The data collection program under Section 702 is “being abused,” and real communication, not just metadata is being collected, Poe said. The intelligence community can search a database for information on a U.S. citizen without obtaining a warrant because the individual called a cousin in another country, Poe said. Law enforcement “can’t pick and choose when the Fourth Amendment applies,” Poe said. National Intelligence Director James Clapper has said the intelligence community uses Section 702, Poe said. The next real opportunity for surveillance reform is December 2019, Poe said, when three Patriot Act provisions renewed or reformed under the USA Freedom Act are set to expire. In a year, people will realize more should have been done, he said.
Poe’s amendment included a provision that would have prohibited federal agencies from mandating companies include a data backdoor for their use. Ranking member John Conyers, D-Mich., said he supported Poe’s amendment but wouldn't vote for it because “House leadership all but assured us that if the bill is amended, it will not be considered on the House floor.” A “vote in favor of the amendment is a vote to kill the bill,” Conyers said.
“If the amendment is adopted, you can kiss this bill goodbye,” said Rep. Jim Sensenbrenner, R-Wis. Sensenbrenner urged his colleagues to “not blow 215 reforms on 702.” Rep. Zoe Lofgren, D-Calif., said she supported the amendment because Clapper confirmed the intelligence community searches the content of emails and phone calls without individual suspicion or probable cause, and said the FBI is one agency putting pressure on companies to include backdoors.
“The most egregious violations of the Fourth Amendment are occurring under 702,” Lofgren said. Bulk collection will continue for the next two years when Section 702 sunsets in 2017 unless both 215 and 702 are addressed, she said. Rep. Darrell Issa, R-Calif., said he supported the amendment but voted against it because it had been in the bill last year that failed to pass. Rep.
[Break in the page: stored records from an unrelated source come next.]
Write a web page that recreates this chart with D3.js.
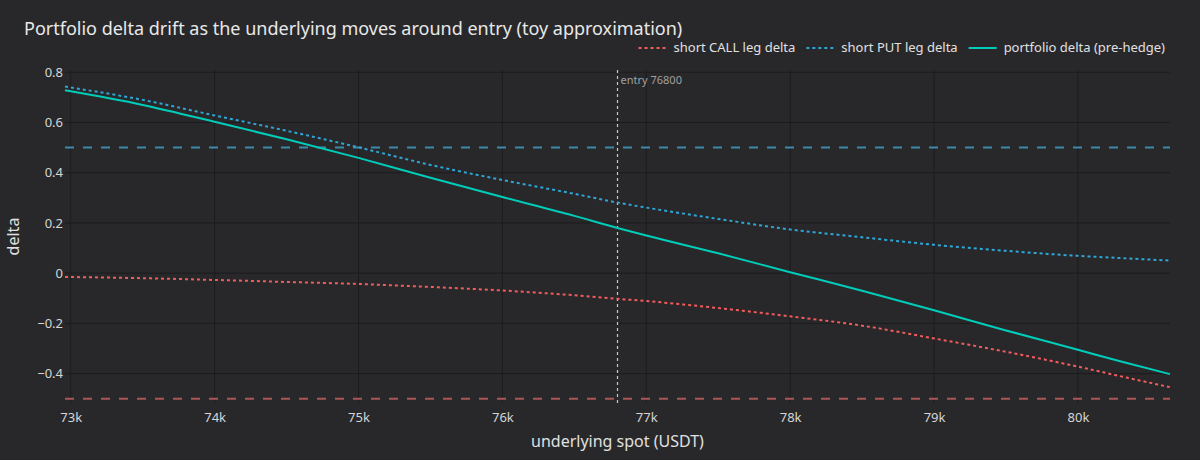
<!DOCTYPE html>
<html>
<head>
<meta charset="utf-8">
<script src="https://cdn.jsdelivr.net/npm/d3@7/dist/d3.min.js"></script>
<style>
  html, body { margin: 0; padding: 0; background: #28282b; }
  svg { display: block; font-family: "Noto Sans", "Open Sans", sans-serif; }
</style>
</head>
<body>
<div id="chart"></div>
<script>
// Values
const spot = [72960, 73500, 74000, 74500, 75000, 75500, 76000, 76500, 76800, 77000,
              77500, 78000, 78500, 79000, 79500, 80000, 80300, 80640];
const callDelta = [-0.015, -0.020, -0.027, -0.035, -0.043, -0.055, -0.069, -0.088, -0.102, -0.111,
                   -0.139, -0.172, -0.209, -0.260, -0.313, -0.372, -0.411, -0.454];
const putDelta = [0.743, 0.690, 0.628, 0.567, 0.501, 0.431, 0.371, 0.316, 0.281, 0.261,
                  0.216, 0.174, 0.143, 0.113, 0.089, 0.069, 0.060, 0.050];
const portfolioDelta = [0.728, 0.670, 0.603, 0.533, 0.459, 0.380, 0.303, 0.228, 0.180, 0.150,
                        0.079, 0.004, -0.070, -0.148, -0.228, -0.305, -0.352, -0.402];
const xTicks = [73000, 74000, 75000, 76000, 77000, 78000, 79000, 80000];
const yTicks = [-0.4, -0.2, 0, 0.2, 0.4, 0.6, 0.8];
const entrySpot = 76800;
const bands = [0.5, -0.5];

const width = 1200, height = 460;
const margin = {top: 70, right: 30, bottom: 57, left: 65};

let svg = d3.select("#chart")
    .append("svg")
    .attr("width", width)
    .attr("height", height);

svg.append("rect")
    .attr("width", width)
    .attr("height", height)
    .attr("fill", "#28282b");

let x = d3.scaleLinear()
    .domain([72960, 80640])
    .range([margin.left, width - margin.right]);

let y = d3.scaleLinear()
    .domain([-0.517, 0.809])
    .range([height - margin.bottom, margin.top]);

// Grid lines
let grid = svg.append("g");
grid.selectAll(".vgrid")
    .data(xTicks)
    .enter()
    .append("line")
    .attr("x1", d => x(d)).attr("x2", d => x(d))
    .attr("y1", margin.top).attr("y2", height - margin.bottom)
    .style("stroke", "#1c1c1e")
    .style("stroke-width", 1);
grid.selectAll(".hgrid")
    .data(yTicks)
    .enter()
    .append("line")
    .attr("x1", margin.left).attr("x2", width - margin.right)
    .attr("y1", d => y(d)).attr("y2", d => y(d))
    .style("stroke", "#1c1c1e")
    .style("stroke-width", 1);

// Axes (labels only)
let xAxis = svg.append("g")
    .attr("transform", `translate(0, ${height - margin.bottom})`)
    .call(d3.axisBottom(x).tickValues(xTicks).tickSize(0).tickPadding(10)
        .tickFormat(d => (d / 1000) + "k"));
let yAxis = svg.append("g")
    .attr("transform", `translate(${margin.left - 2}, 0)`)
    .call(d3.axisLeft(y).tickValues(yTicks).tickSize(0).tickPadding(0)
        .tickFormat(d => d === 0 ? "0" : d3.format(".1f")(d)));
svg.selectAll(".domain").remove();
svg.selectAll(".tick text")
    .style("font-family", "Noto Sans, sans-serif")
    .style("font-size", "13px")
    .style("fill", "#d6d6d6");

// +/- 0.5 reference lines
svg.selectAll(".band")
    .data(bands)
    .enter()
    .append("line")
    .attr("x1", margin.left).attr("x2", width - margin.right)
    .attr("y1", d => y(d)).attr("y2", d => y(d))
    .style("stroke", d => d > 0 ? "#3a8aa8" : "#a85656")
    .style("stroke-width", 2)
    .style("stroke-dasharray", "9,9");

// Entry marker
svg.append("line")
    .attr("x1", x(entrySpot)).attr("x2", x(entrySpot))
    .attr("y1", margin.top).attr("y2", height - margin.bottom)
    .style("stroke", "#c8c8c8")
    .style("stroke-width", 1.2)
    .style("stroke-dasharray", "3,3");
svg.append("text")
    .attr("x", x(entrySpot) + 3)
    .attr("y", margin.top + 14)
    .style("font-size", "11px")
    .style("fill", "#a0a0a0")
    .text("entry " + entrySpot);

// Series
const series = [
    {name: "short CALL leg delta", values: callDelta, color: "#f25c5c", dash: "3,3"},
    {name: "short PUT leg delta", values: putDelta, color: "#2ea6d6", dash: "3,3"},
    {name: "portfolio delta (pre-hedge)", values: portfolioDelta, color: "#00cdb9", dash: null}
];

let line = d3.line()
    .x((d, i) => x(spot[i]))
    .y(d => y(d))
    .curve(d3.curveMonotoneX);

svg.selectAll(".series")
    .data(series)
    .enter()
    .append("path")
    .attr("d", d => line(d.values))
    .style("fill", "none")
    .style("stroke", d => d.color)
    .style("stroke-width", 2)
    .style("stroke-dasharray", d => d.dash);

// Title
svg.append("text")
    .attr("x", 24)
    .attr("y", 35)
    .style("font-size", "18px")
    .style("fill", "#e8e8e8")
    .text("Portfolio delta drift as the underlying moves around entry (toy approximation)");

// Axis titles
svg.append("text")
    .attr("x", (margin.left + width - margin.right) / 2)
    .attr("y", 447)
    .attr("text-anchor", "middle")
    .style("font-size", "16px")
    .style("fill", "#e0e0e0")
    .text("underlying spot (USDT)");
svg.append("text")
    .attr("transform", `translate(19, ${(margin.top + height - margin.bottom) / 2}) rotate(-90)`)
    .attr("text-anchor", "middle")
    .style("font-size", "16px")
    .style("fill", "#e0e0e0")
    .text("delta");

// Legend, laid out right to left so it ends near the plot's right edge
let legend = svg.append("g");
let lx = 1165;
for (let i = series.length - 1; i >= 0; i--) {
    const s = series[i];
    let t = legend.append("text")
        .attr("y", 52)
        .style("font-size", "13px")
        .style("fill", "#e0e0e0")
        .text(s.name);
    const w = t.node().getComputedTextLength();
    t.attr("x", lx - w);
    legend.append("line")
        .attr("x1", lx - w - 35).attr("x2", lx - w - 7)
        .attr("y1", 48).attr("y2", 48)
        .style("stroke", s.color)
        .style("stroke-width", 2)
        .style("stroke-dasharray", s.dash);
    lx = lx - w - 35 - 11;
}
</script>
</body>
</html>
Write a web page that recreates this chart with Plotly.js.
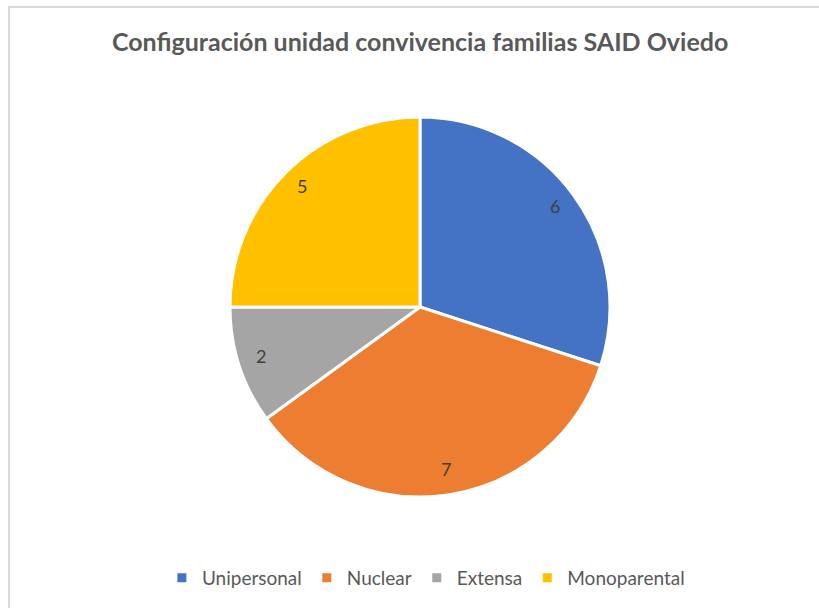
<!DOCTYPE html>
<html>
<head>
<meta charset="utf-8">
<script src="https://cdn.plot.ly/plotly-3.0.1.min.js"></script>
<style>
html,body{margin:0;padding:0;background:#fff;}
#frame{position:absolute;left:8px;top:6px;width:811px;height:602px;border-left:2px solid #d9d9d9;border-top:2px solid #d9d9d9;box-sizing:border-box;pointer-events:none;}
#chart{width:819px;height:608px;}
</style>
</head>
<body>
<div id="chart"></div>
<div id="frame"></div>
<script>
const categories = ["Unipersonal", "Nuclear", "Extensa", "Monoparental"];
const values = [6, 7, 2, 5];
const colors = ["#4472C4", "#ED7D31", "#A5A5A5", "#FFC000"];
const chartTitle = "Configuración unidad convivencia familias SAID Oviedo";

const W = 819, H = 608;
const cx = 420, cy = 307, R = 190;
const domX = [(cx - R) / W, (cx + R) / W];
const domY = [(H - cy - R) / H, (H - cy + R) / H];

// label annotations along each slice bisector
const total = values.reduce((a, b) => a + b, 0);
let acc = 0;
const annotations = values.map((v) => {
  const mid = (acc + v / 2) / total * 2 * Math.PI;
  acc += v;
  const rr = 0.88 * R;
  const px = cx + rr * Math.sin(mid);
  const py = cy - rr * Math.cos(mid) - 3;
  return {
    x: px / W, y: 1 - py / H, xref: "paper", yref: "paper",
    text: String(v), showarrow: false,
    font: {family: "Lato, 'Open Sans', sans-serif", size: 18, color: "#404040"},
    xanchor: "center", yanchor: "middle"
  };
});

const data = [{
  type: "pie",
  labels: categories,
  values: values,
  sort: false,
  direction: "clockwise",
  rotation: 0,
  marker: {colors: colors, line: {color: "#ffffff", width: 3}},
  textinfo: "none",
  hoverinfo: "label+value",
  domain: {x: domX, y: domY}
}];

const layout = {
  width: W, height: H,
  margin: {l: 0, r: 0, t: 0, b: 0},
  paper_bgcolor: "#ffffff",
  title: {
    text: "<b>" + chartTitle + "</b>",
    x: 0.513, xanchor: "center", y: 1 - 42 / H, yanchor: "middle",
    font: {family: "Lato, 'Open Sans', sans-serif", size: 25, color: "#595959"}
  },
  showlegend: true,
  legend: {
    orientation: "h", x: 0.52, xanchor: "center", y: 1 - 578 / H, yanchor: "middle",
    font: {family: "Lato, 'Open Sans', sans-serif", size: 19, color: "#595959"},
    itemwidth: 30, tracegroupgap: 0
  },
  annotations: annotations
};

Plotly.newPlot("chart", data, layout, {displayModeBar: false, staticPlot: true});
</script>
</body>
</html>
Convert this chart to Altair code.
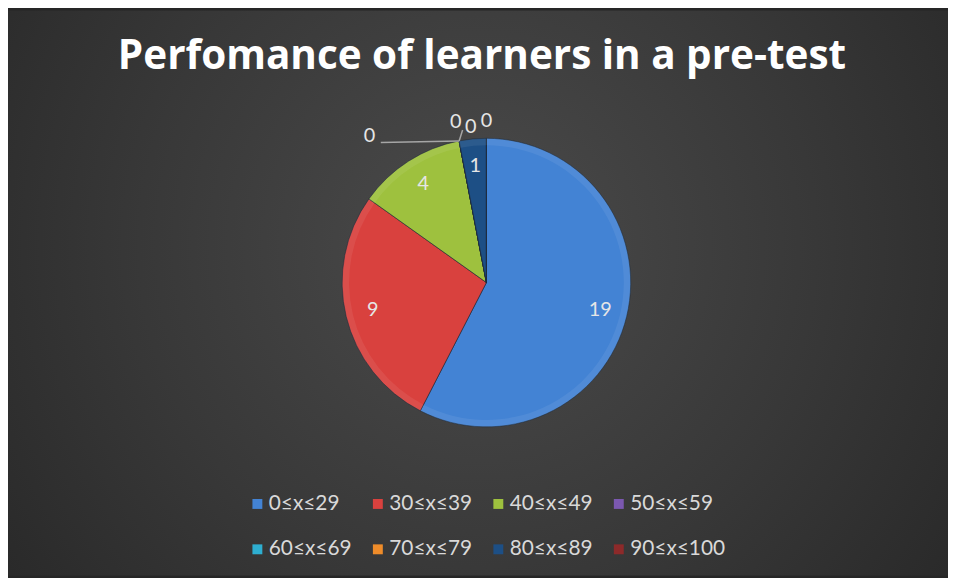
import math
import altair as alt
import pandas as pd

title_text = "Perfomance of learners in a pre-test"
categories = ["0≤x≤29", "30≤x≤39", "40≤x≤49", "50≤x≤59",
              "60≤x≤69", "70≤x≤79", "80≤x≤89", "90≤x≤100"]
values = [19, 9, 4, 0, 0, 0, 1, 0]
colors = ["#4383d4", "#d9413e", "#9ec13e", "#7b58b0",
          "#2eaed0", "#ef8c2a", "#1d4f85", "#8d2a2a"]

W, H, TOP = 948, 490, 80
CX, CY, R = 482.5, 194.5, 145.5

df = pd.DataFrame({"cat": categories, "value": values, "idx": list(range(len(values)))})

base = alt.Chart(df)
theta = alt.Theta("value:Q", stack=True)
order = alt.Order("idx:Q", sort="ascending")

bg = alt.Chart(alt.Data(values=[{}])).mark_rect(
    color=alt.Gradient(
        gradient="radial",
        stops=[alt.GradientStop(color="#4b4b4b", offset=0),
               alt.GradientStop(color="#383838", offset=0.45),
               alt.GradientStop(color="#1f1f1f", offset=1)],
        x1=0.5, y1=0.45, x2=0.5, y2=0.45, r1=0, r2=0.8)
).encode(x=alt.value(0), x2=alt.value(W), y=alt.value(-TOP), y2=alt.value(H))

title = alt.Chart(alt.Data(values=[{"t": title_text}])).mark_text(
    font="Open Sans", fontSize=40.8, fontWeight="bold", color="#ffffff", baseline="middle",
    align="center"
).encode(text="t:N", x=alt.value(W / 2 + 4), y=alt.value(-33))

arcs = base.mark_arc(outerRadius=R, stroke="#1e2a3a", strokeWidth=1, strokeOpacity=0.6).encode(
    theta=theta, order=order,
    x=alt.value(CX), y=alt.value(CY),
    color=alt.Color("cat:N", scale=alt.Scale(domain=categories, range=colors),
                    sort=categories,
                    legend=alt.Legend(title=None, orient="none", legendX=241, legendY=407,
                                      columns=4, direction="horizontal")),
)

rim = base.mark_arc(outerRadius=R, innerRadius=R - 7, color="#ffffff", opacity=0.07).encode(
    theta=theta, order=order, x=alt.value(CX), y=alt.value(CY))

inner = base.transform_calculate(
    lbl="datum.value > 0 ? toString(datum.value) : ''"
).mark_text(radius=118, font="Lato", fontSize=20, color="#e6e6e6").encode(
    theta=theta, order=order, text="lbl:N", x=alt.value(CX), y=alt.value(CY))

zero_offsets = {"50≤x≤59": (-87, 12), "60≤x≤69": (0, -2), "70≤x≤79": (15, 3), "90≤x≤100": (0, 0)}
zero_layers = []
for cat, (dx, dy) in zero_offsets.items():
    zero_layers.append(
        base.transform_calculate(lbl=f"datum.cat === '{cat}' ? '0' : ''")
        .mark_text(radius=163, font="Lato", fontSize=20, color="#e6e6e6", dx=dx, dy=dy)
        .encode(theta=theta, order=order, text="lbl:N", x=alt.value(CX), y=alt.value(CY))
    )

# leader line for the first zero slice, from its position on the rim
cum = sum(values[:3])
ang = 2 * math.pi * cum / sum(values)
ex, ey = CX + R * math.sin(ang), CY - R * math.cos(ang)
leader = alt.Chart(alt.Data(values=[{}])).mark_rule(color="#a6a6a6", strokeWidth=1.5).encode(
    x=alt.value(ex - 79), y=alt.value(ey + 1.5), x2=alt.value(ex), y2=alt.value(ey))
leader2 = alt.Chart(alt.Data(values=[{}])).mark_rule(color="#a6a6a6", strokeWidth=1.5).encode(
    x=alt.value(ex), y=alt.value(ey), x2=alt.value(ex + 3.5), y2=alt.value(ey - 11))

chart = alt.layer(bg, title, arcs, rim, leader, leader2, inner, *zero_layers).properties(
    width=W, height=H,
    padding={"top": TOP, "left": 0, "right": 0, "bottom": 0},
    autosize=alt.AutoSizeParams(type="none"),
).configure(background="#262626").configure_view(stroke=None).configure_legend(
    labelFont="Lato", labelFontSize=21, labelColor="#d9d9d9", symbolType="square",
    symbolSize=100, symbolStrokeWidth=0, rowPadding=24, columnPadding=15.5,
    labelOffset=1, padding=0, labelLimit=200)

chart.save("out.html", embed_options={"renderer": "svg", "actions": False})
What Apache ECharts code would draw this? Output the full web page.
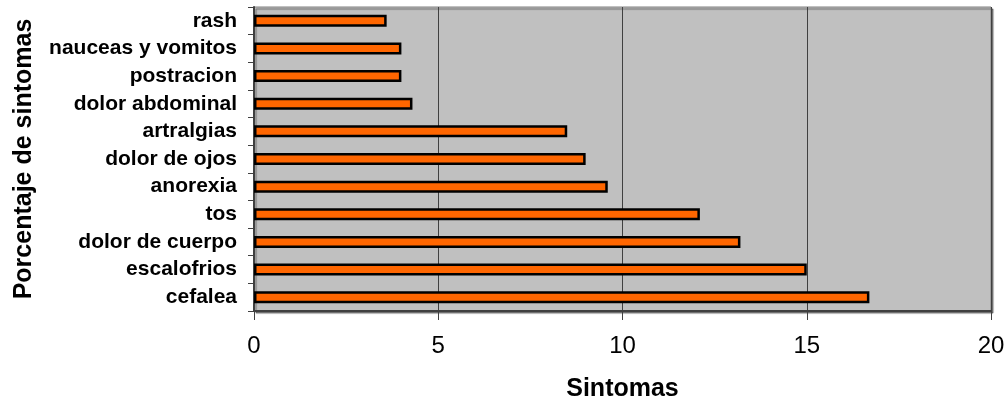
<!DOCTYPE html>
<html>
<head>
<meta charset="utf-8">
<script src="https://cdn.jsdelivr.net/npm/echarts@6/dist/echarts.min.js"></script>
<style>
html,body{margin:0;padding:0;background:#fff;}
#chart{width:1008px;height:407px;}
</style>
</head>
<body>
<div id="chart"></div>
<script>
const categories = ['cefalea','escalofrios','dolor de cuerpo','tos','anorexia','dolor de ojos','artralgias','dolor abdominal','postracion','nauceas y vomitos','rash'];
const values = [16.7, 15.0, 13.2, 12.1, 9.6, 9.0, 8.5, 4.3, 4.0, 4.0, 3.6];
const xTicks = [0, 5, 10, 15, 20];
const xName = 'Sintomas';
const yName = 'Porcentaje de sintomas';

const chart = echarts.init(document.getElementById('chart'), null, {renderer: 'canvas'});
chart.setOption({
  animation: false,
  backgroundColor: '#ffffff',
  grid: {
    left: 254, right: 17, top: 7, bottom: 92,
    show: true,
    backgroundColor: '#c0c0c0',
    borderColor: '#808080',
    borderWidth: 1,
    shadowColor: 'rgba(0,0,0,0.45)',
    shadowOffsetX: 2,
    shadowOffsetY: 2,
    shadowBlur: 1
  },
  xAxis: {
    type: 'value',
    min: xTicks[0],
    max: xTicks[xTicks.length - 1],
    interval: xTicks[1] - xTicks[0],
    name: xName,
    nameLocation: 'middle',
    nameGap: 66,
    nameTextStyle: {fontFamily: 'Liberation Sans', fontWeight: 'bold', fontSize: 25, color: '#000'},
    axisLine: {show: true, lineStyle: {color: '#404040', width: 2}},
    axisTick: {show: true, length: 9, lineStyle: {color: '#404040', width: 1}},
    axisLabel: {fontFamily: 'Liberation Sans', fontSize: 24, color: '#000', margin: 23},
    splitLine: {show: true, lineStyle: {color: '#404040', width: 1}}
  },
  yAxis: {
    type: 'category',
    data: categories,
    name: yName,
    nameLocation: 'middle',
    nameGap: 217,
    nameRotate: 90,
    nameTextStyle: {fontFamily: 'Liberation Sans', fontWeight: 'bold', fontSize: 25, color: '#000'},
    axisLine: {show: true, lineStyle: {color: '#404040', width: 2}},
    axisTick: {show: true, length: 6, alignWithLabel: false, lineStyle: {color: '#404040', width: 1}},
    axisLabel: {fontFamily: 'Liberation Sans', fontWeight: 'bold', fontSize: 21, color: '#000', margin: 17},
    splitLine: {show: false}
  },
  series: [{
    type: 'bar',
    data: values,
    barWidth: 12,
    itemStyle: {color: '#ff6600', borderColor: '#000000', borderWidth: 2.5}
  }]
});
</script>
</body>
</html>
Jerrold Nadler, D-N.Y., said House leadership wouldn’t permit the bill on the House floor if Poe’s amendment were included. “It’s a fact,” he said.
It’s inappropriate to allow the intelligence community to have veto power over the will of the American people, said Rep. Raúl Labrador, R-Idaho. Everyone speaking against the amendment is for it, he said. It’s a sad day for America when a bipartisan amendment is defeated because a handful of people want to continue collecting data on Americans, Labrador said.
The Judiciary Committee is supposed to protect the Constitution, Poe said. Failing to include the amendment postpones Fourth Amendment protections for Americans for at least a year, Poe said. “The Constitution should trump politics.” The amendment was defeated 24-9.
An amendment that would have let the intelligence community contract with phone companies to obtain metadata once a Foreign Intelligence Surveillance Act (FISA) warrant was obtained was defeated 24-4. The intelligence community’s ability to collect information was “severely damaged by [former NSA contractor] Edward Snowden,” said Rep. Steve King, R-Iowa, who introduced the amendment. It may take a generation or more to reconstruct some of the national security tools used by intelligence agencies to protect the American people from attacks, King said. Goodlatte said data retention is a controversial issue and said outside of the legislation, he would agree to work with King to find ways to ensure the intelligence community can do a proper job.
Amendments by Reps. Jim Jordan, R-Ohio, Labrador and Lofgren that would have required a constitutional advocate to represent individuals before the FISA court, narrowly defined emergency authority to emergency situation to prevent abuse of warrant-less searches, and created whistleblower protections for members of the intelligence community, including government contractors, were all defeated as well.
After the committee voted to send the bill to the House floor, Sensenbrenner, Goodlatte, Conyers and Nadler released a joint statement saying surveillance reform is an American issue and urged the House and Senate to “move expeditiously on this legislation so that we rein in government overreach and rebuild trust with the American people.”